What appraisal arbitrage is—and why it’s back

Appraisal arbitrage is not classic merger arb. Traditional merger arb aims to capture the spread between the trading price and the deal price, betting the deal closes. Appraisal arbitrage layers on a second bet: even if the deal closes, the buyer may have underpaid, and the court may award a higher valuation plus interest.

The strategy tends to revive when three conditions appear:

  • High-profile take-privates where some shareholders argue price was “too cheap.”
  • Legal clarity that makes appraisal petitions more predictable or financeable.
  • Volatility in valuation multiples, which widens the gap between what buyers pay and what dissenters believe intrinsic value is.

A prominent example cited in related public court materials involves Silver Lake’s acquisition of Endeavor shares at a specified per-share price, which later became a subject of appraisal-related litigation context in Delaware. Delaware Courts

Why hedge funds like it

To hedge funds, appraisal arbitrage offers features that look attractive on paper:

  • Low correlation to broad equity markets (returns depend on legal outcomes and valuation frameworks).
  • Potential for asymmetric payoff (if the court awards higher value, upside may exceed a conventional merger spread).
  • Interest mechanics in some jurisdictions/cases can add carry-like return potential.
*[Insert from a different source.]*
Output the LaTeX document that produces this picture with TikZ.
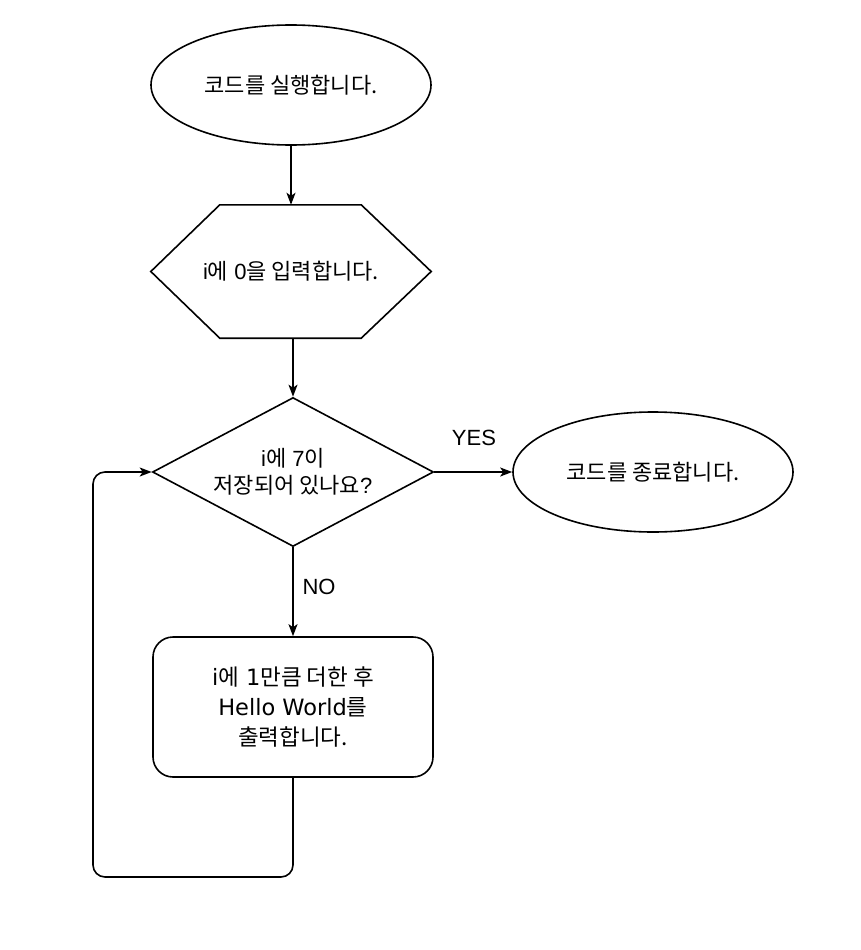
\documentclass[tikz,border=0pt]{standalone}
\usepackage{fontspec}
\setmainfont{Liberation Sans}
\newfontfamily\kr{Noto Sans CJK KR}
\newfontfamily\dv{DejaVu Sans}
\newcommand{\K}[1]{{\kr #1}}
\usetikzlibrary{shapes.geometric,arrows.meta,calc}
\begin{document}
\begin{tikzpicture}[x=1pt,y=1pt,
  every node/.style={font=\fontsize{22}{27}\selectfont, align=center},
  line/.style={line width=1.6pt, black},
  arr/.style={line, -{Stealth[length=12pt,width=9pt,inset=3pt]}},
  term/.style={ellipse, draw, line width=1.6pt, minimum width=280pt, minimum height=120pt, inner sep=0pt},
  box/.style={rectangle, draw, line width=1.6pt, rounded corners=20pt, minimum width=280pt, minimum height=140pt, inner sep=0pt, font=\dv\fontsize{22.5}{30}\selectfont},
  dec/.style={diamond, draw, line width=1.6pt, aspect=1.886, minimum width=281pt, minimum height=149pt, inner sep=0pt},
  hexbox/.style={rectangle, minimum width=280pt, minimum height=133pt, inner sep=0pt}
]
\useasboundingbox (0,0) rectangle (860,-950);

\node[term] (start) at (291,-85) {\K{코드를 실행합니다.}};
\node[hexbox] (hex) at (291,-271.5) {i\K{에} 0\K{을 입력합니다.}};
\draw[line, line join=miter] ($(hex.north west)+(69,0)$) -- ($(hex.north east)+(-70,0)$) -- (hex.east)
  -- ($(hex.south east)+(-70,0)$) -- ($(hex.south west)+(69,0)$) -- (hex.west) -- cycle;
\node[dec] (dec) at (293,-472) {i\K{에} 7\K{이}\\\K{저장되어 있나요}?};
\node[term] (endn) at (653,-472) {\K{코드를 종료합니다.}};
\node[box] (proc) at (293,-707) {i\K{에} 1\K{만큼 더한 후}\\Hello World\K{를}\\\K{출력합니다.}};

\coordinate (lb) at (93,-877);
\coordinate (lp) at (93,-472);

\draw[arr] (start.south) -- (start.south |- hex.north);
\draw[arr] (hex.south -| dec.north) -- (dec.north);
\draw[arr] (dec.east) -- (endn.west);
\draw[arr] (dec.south) -- (proc.north);
\draw[arr, rounded corners=12pt] (proc.south) |- (lb) -- (lp) -- (dec.west);

\node (yes) at (474,-438) {YES};
\node (no) at (319,-587) {NO};
\end{tikzpicture}
\end{document}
But it’s also capital-intensive and patience-heavy. Positions can be locked up for long periods, legal fees can be material, and outcomes are uncertain. This makes it a better fit for certain event-driven funds than for fast-turnover multi-strats that optimize for rapid capital recycling.

What changes for dealmakers

If appraisal arbitrage activity grows, it can influence how sponsors and acquirers structure deals:

  • Higher scrutiny on fairness opinions and process
  • More defensive disclosures
  • Possible shifts in premium levels to reduce litigation incentives

For the hedge fund world, the bigger implication is strategic: event-driven is no longer just “deals and restructurings.” It’s increasingly deals + courts + complex claims, where legal analysis becomes an edge.